Friday, November 17, 2017

Words have a life in you, down to a ghostly cellular level.   Words become a part of the organic being's life.  Words shape, reform, guide inner growth.  We are the patient etherized upon a table, words the spooky doctor.

What you write, what you say, therefore, is rooted in the words you have in you, and more words will come as such, based on your being.  It's the words that come out of you that lift you, or defile you.  The old Christian understanding of what comes out of a man has a depth and an accuracy;  tending to the vineyard of our words and thoughts is a useful practice.  Words can be health, and they can be illness.  This is perhaps why it as an old adage that saying nothing is the best recourse sometimes.

A relationship with another person yields the fruit of who we are as a being, through words.

The character, the college kid in the book I wrote, to bridge the gap between male and female, as a last effort, unanswered, rhetorical, is told he's crazy when he brings the princess flowers for the second time, and his line is, "Crazy to bring flowers to a bring flowers to a beautiful girl."  Nothing more need be said. He said those words, and with them in his possession, he can go on and live his life.

Did the words have any specific motive?  Any particular coveted aim?   Did the words bring terms insistent upon as if in some deal, some bargain?  No.  The words did not.  The words were simply words, observations.  The human being the vessel of them.  

But one was a kid back then.  Later on, you learn a bit more about protecting the words.  You can try to remain in a youthful mode, but the adult learns better to keep the human being in appropriate places doing good things.  This can be solitary work, not the free-flowing swashbuckling kid approach.

Lincoln came to have a seriousness toward his words.  Perhaps he had to, from the professional angle he came to it, at it.  But his seriousness was in keeping his words appropriate to the human soul, and certainly he was well-read in such matters, Old Testament, Shakespeare, etc.  His youth as a reader let him intuitively shape himself from within, so that words had physical weight, cellular material, particular ways of flowing that could not be countered or circumvented.  His words carry the nobility that words.  Of course, he could joke, and engage in humorous frivolity, clevernesses, but the weight of words remain.  And if one were able to write, say, two of his noble addresses and deliver them as such, that would be quite a sufficient and manly literary life.  He was a poet.  Words always meant something to him, had an inner personality in accordance with which one must bring himself into agreement with as being altogether righteous and proper.
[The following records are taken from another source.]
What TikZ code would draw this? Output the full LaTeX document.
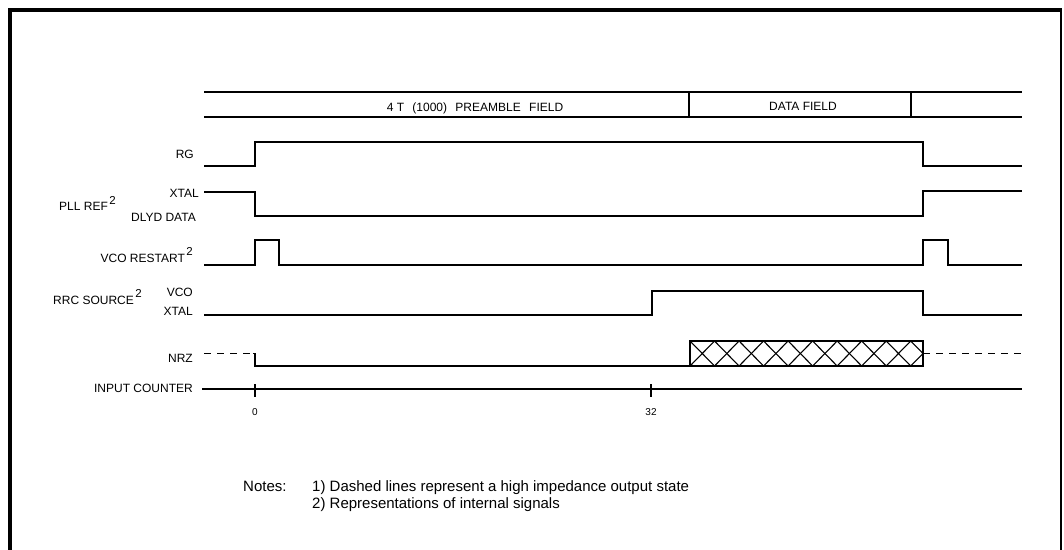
\documentclass[tikz,border=0pt]{standalone}
\usepackage{fontspec}
\setmainfont{Liberation Sans}
\begin{document}
\begin{tikzpicture}[x=1pt,y=-1pt,
  sig/.style={line width=1.3pt},
  hiz/.style={line width=1.3pt, dash pattern=on 7pt off 6pt},
  lbl/.style={font=\fontsize{12}{14}\selectfont, inner sep=0pt, anchor=base east},
  lblw/.style={font=\fontsize{12}{14}\selectfont, inner sep=0pt, anchor=base west},
  hdr/.style={font=\fontsize{12}{14}\selectfont, inner sep=0pt, anchor=base},
  tick/.style={font=\fontsize{10}{12}\selectfont, inner sep=0pt, anchor=base},
  note/.style={font=\fontsize{15}{18}\selectfont, inner sep=0pt, anchor=base west}]
\newcommand{\supr}{\kern1.5pt\raisebox{6.5pt}{\fontsize{11.5}{12}\selectfont 2}}
\useasboundingbox (0,0) rectangle (1064,549);
% frame
\draw[line width=4pt] (9.5,560) -- (9.5,9.5) -- (1061,9.5);
\draw[line width=2.5pt] (1061,8) -- (1061,560);
% header
\draw[sig] (204,92) -- (1022,92);
\draw[sig] (204,117) -- (1022,117);
\draw[sig] (689,92) -- (689,117);
\draw[sig] (911,92) -- (911,117);
\node[hdr] (pre) at (475,111) {4 T\hspace{5pt} (1000)\hspace{5pt} PREAMBLE\hspace{5pt} FIELD};
\node[hdr] (data) at (803,110) {DATA FIELD};
% labels
\node[lbl] (rg) at (194,158) {RG};
\node[lbl] (xtal1) at (199,197) {XTAL};
\node[lblw] (pll) at (59,210.7) {PLL REF\supr};
\node[lbl] (dlyd) at (196,221) {DLYD DATA};
\node[lbl] (vcor) at (193,262) {VCO RESTART\supr};
\node[lblw] (rrc) at (53,304) {RRC SOURCE\supr};
\node[lbl] (vco) at (193,296) {VCO};
\node[lbl] (xtal2) at (193,315) {XTAL};
\node[lbl] (nrz) at (193,362) {NRZ};
\node[lbl] (ic) at (193,392.5) {INPUT COUNTER};
% RG
\draw[sig] (204,166) -- (255,166) -- (255,142) -- (923,142) -- (923,166) -- (1022,166);
% PLL REF
\draw[sig] (204,192) -- (255,192) -- (255,216) -- (923,216) -- (923,191) -- (1022,191);
% VCO RESTART
\draw[sig] (204,265) -- (255,265) -- (255,240) -- (279,240) -- (279,265) -- (923,265)
  -- (923,240) -- (948,240) -- (948,265) -- (1022,265);
% RRC SOURCE
\draw[sig] (204,315) -- (652,315) -- (652,291) -- (923,291) -- (923,315) -- (1022,315);
% NRZ
\draw[hiz] (204,353.5) -- (253,353.5);
\draw[sig] (253,353.5) -- (255,353.5) -- (255,366) -- (690,366);
\draw[sig] (690,341) rectangle (923,366);
\foreach \k in {0,...,8}{
  \draw[line width=1.1pt] ({690+\k*24.526},341) -- ({690+(\k+1)*24.526},366);
  \draw[line width=1.1pt] ({690+\k*24.526},366) -- ({690+(\k+1)*24.526},341);
}
\draw[line width=1.1pt] (910.7,341) -- (923,353.5) -- (910.7,366);
\draw[hiz] (923,353.5) -- (1025,353.5);
% input counter
\draw[sig] (202,389) -- (1022,389);
\draw[sig] (255,384) -- (255,397);
\draw[sig] (651,384) -- (651,397);
\node[tick] (t0) at (255,415) {0};
\node[tick] (t32) at (651,415) {32};
% notes
\node[note] (notes) at (243,491) {Notes:};
\node[note] (n1) at (312,491) {1) Dashed lines represent a high impedance output state};
\node[note] (n2) at (312,508) {2) Representations of internal signals};
\end{tikzpicture}
\end{document}
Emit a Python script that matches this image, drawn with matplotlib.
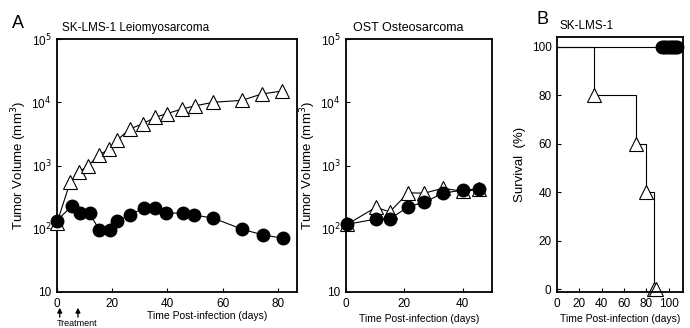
import matplotlib
matplotlib.use('Agg')
import matplotlib.pyplot as plt

plt.rcParams['font.family'] = ['Liberation Sans', 'DejaVu Sans']

# SK-LMS-1 tumor volume (mm3)
lms_ctrl_days = [0, 4.8, 7.8, 11.4, 15.1, 18.7, 21.7, 26.5, 31.3, 35.6, 39.8, 45.2, 50.1, 56.7, 67, 74.2, 81.4]
lms_ctrl_vol = [125, 550, 780, 1000, 1450, 1800, 2500, 3800, 4600, 5800, 6600, 7800, 8800, 10000, 10700, 13500, 15000]
lms_trt_days = [0, 5.4, 8.4, 11.8, 15.4, 19.3, 21.9, 26.5, 31.6, 35.6, 39.4, 45.5, 49.5, 56.5, 67.2, 74.6, 81.8]
lms_trt_vol = [135, 230, 177, 177, 94, 94, 133, 165, 215, 215, 177, 177, 165, 148, 98, 80, 71]

# OST tumor volume (mm3)
ost_ctrl_days = [0.5, 10.2, 15, 21.3, 26.7, 33.3, 40, 45.5]
ost_ctrl_vol = [118, 218, 185, 370, 365, 437, 390, 420]
ost_trt_days = [0.5, 10.2, 15, 21.3, 26.7, 33.3, 40, 45.5]
ost_trt_vol = [118, 142, 142, 223, 262, 365, 410, 425]

# survival (%)
surv_ctrl_days = [0, 33.5, 71, 80, 87]
surv_ctrl_pct = [100, 80, 60, 40, 0]
surv_ctrl_extra_days = [89]
surv_ctrl_extra_pct = [0]
surv_trt_days = [94, 96, 98, 100, 102, 104, 106, 108]
surv_trt_pct = [100, 100, 100, 100, 100, 100, 100, 100]

treatment_days = [1, 7.6]

log_ticks = [10, 100, 1000, 10000, 100000]
log_labels = ['10', '10$^2$', '10$^3$', '10$^4$', '10$^5$']

fig = plt.figure(figsize=(6.9, 3.28), dpi=100)
W, H = 690, 328


def axes_px(l, r, t, b):
    return fig.add_axes([l / W, 1 - b / H, (r - l) / W, (b - t) / H])


tri = dict(marker='^', markersize=10, markerfacecolor='white', markeredgecolor='black',
           markeredgewidth=0.8)
dot = dict(marker='o', markersize=9, markerfacecolor='black', markeredgecolor='black')


def style(ax):
    for s in ax.spines.values():
        s.set_linewidth(1.3)
    ax.tick_params(direction='in', length=3, width=0.8, labelsize=8.5, pad=4)
    ax.tick_params(which='minor', length=0)


def volume_axes(ax, days_c, vol_c, days_t, vol_t, xmax, xticks, title, title_dx):
    ax.plot(days_c, vol_c, color='black', lw=0.8, zorder=3, **tri)
    ax.plot(days_t, vol_t, color='black', lw=0.8, zorder=4, **dot)
    ax.set_yscale('log')
    ax.set_ylim(10, 100000)
    ax.set_yticks(log_ticks)
    ax.set_yticklabels(log_labels)
    ax.set_xlim(0, xmax)
    ax.set_xticks(xticks)
    ax.set_xlabel('Time Post-infection (days)', fontsize=7.5, labelpad=3)
    ax.set_ylabel('Tumor Volume (mm$^3$)', fontsize=9.5, labelpad=2)
    ax.text(title_dx, 1.02, title, fontsize=8.5, transform=ax.transAxes, va='bottom')
    style(ax)


ax1 = axes_px(57, 297, 39, 292)
volume_axes(ax1, lms_ctrl_days, lms_ctrl_vol, lms_trt_days, lms_trt_vol, 87,
            [0, 20, 40, 60, 80], 'SK-LMS-1 Leiomyosarcoma', 5 / 240)
ax1.xaxis.set_label_coords((207 - 57) / 240, -0.075)

ax2 = axes_px(346, 492, 39, 292)
volume_axes(ax2, ost_ctrl_days, ost_ctrl_vol, ost_trt_days, ost_trt_vol, 50,
            [0, 20, 40], 'OST Osteosarcoma', 7 / 146)
ax2.texts[0].set_fontsize(9)

ax3 = axes_px(557, 683, 37, 292)
ax3.plot([0, 109], [100, 100], color='black', lw=0.8)
ax3.plot(surv_ctrl_days, surv_ctrl_pct, drawstyle='steps-post', color='black', lw=0.8)
ax3.plot(surv_ctrl_days[1:], surv_ctrl_pct[1:], ls='none', **tri)
ax3.plot(surv_ctrl_extra_days, surv_ctrl_extra_pct, ls='none', **tri)
ax3.plot(surv_trt_days, surv_trt_pct, ls='none', **dot)
ax3.set_xlim(0, 113)
ax3.set_ylim(-1.1, 104)
ax3.set_xticks([0, 20, 40, 60, 80, 100])
ax3.set_yticks([0, 20, 40, 60, 80, 100])
ax3.set_xlabel('Time Post-infection (days)', fontsize=7.5, labelpad=3)
ax3.set_ylabel('Survival  (%)', fontsize=9.5, labelpad=4)
ax3.text(3 / 126, 1.02, 'SK-LMS-1', fontsize=8.5, transform=ax3.transAxes, va='bottom')
style(ax3)
for a in (ax1, ax2, ax3):
    for m in a.lines:
        m.set_clip_on(False)

# treatment arrows under panel A
for d in treatment_days:
    ax1.annotate('', xy=(d, 1 - 305 / H), xytext=(d, 1 - 320 / H),
                 xycoords=('data', 'figure fraction'), textcoords=('data', 'figure fraction'),
                 arrowprops=dict(arrowstyle='-|>', color='black', lw=0.9, mutation_scale=7))
fig.text(57 / W, 1 - 327.5 / H, 'Treatment', fontsize=6.5, va='bottom', ha='left')

fig.text(12 / W, 1 - 28 / H, 'A', fontsize=13)
fig.text(537 / W, 1 - 24 / H, 'B', fontsize=13)

fig.savefig('out.png', dpi=100)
One could argue that this is why he lives on, strangely, ghost-like, over the American scene, his cracked negative sagacious smile saying that he had accomplished, as far as words, all that he would have wanted.  (One could say that JFK leaves a similar impression, as a man "true to his word," a phrase carried lightly these days of smug leadership.)

Lincoln's words, like those at Gettysburg, seem to have a deep agreement with the core.  Shakespeare's at a tick removed, at the acting level, but the actors sometimes are able to speak from the core.


For the writer of a more apparently bohemian life, perhaps it's easier to miss the seriousness of words, of the seriousness that words have for all writers and writer souls.  The reality of all human beings is a physiological connection with words and physical material.

Poets have done well to capture the relationship, the connection.  "Was it excess of love," Yeats asks on behalf of the Irish Patriots of the Easter Uprising, "enchantment to a stone in the living stream"  (to paraphrase.)

Hypocrites come along.  They might achieve a lot of damage, but one has the sense that ultimately their words will roast them eventually, one way or another.   One cannot maintain an improper relationship, a divorce between being and words, forever;  it can simply not happen at a molecular level.  The biological being cannot withstand falseness for very long.  Great cracks will appear in such a system, seen as rampage and tirade.  Nixon said as much, bowing out, about that which will destroy you (anger.)



I suppose it possible that a writer would know this, but in a way, not know it, or kind of forget about it, this deep relationship.  After the literary flourishes of his youth, what now?  What is the proper way to proceed, given the seriousness of that which he unveiled?  Into obscurity?

How to go with the light, rather than against it?

But words of yours, in a good way, can never be taken from you.  They are a part of you, part of your being, your personality, your temperament, your physical being.  There is an innate respect for them from within, just as the words are from within.


None of us have ever really figured out what writing is, what its benefit is, what its purpose is.  I suppose only those who do it, though they too must live under a limited understanding, consciously.  They have allowed something to happen in the microcosm of their own world.


Your own words will connect you to the major issues of the day.  Your words will come out to show the great contrast between what you did and the things that the real monsters of sexual harassment, Harvey Weinstein, Kevin Spacey, etc.   Your words will be a protection, and then a redemption.  They will speak to the deepest issues of the day, of power, of judgment, racism and the like.

And that's all that really matters, the words, your honor.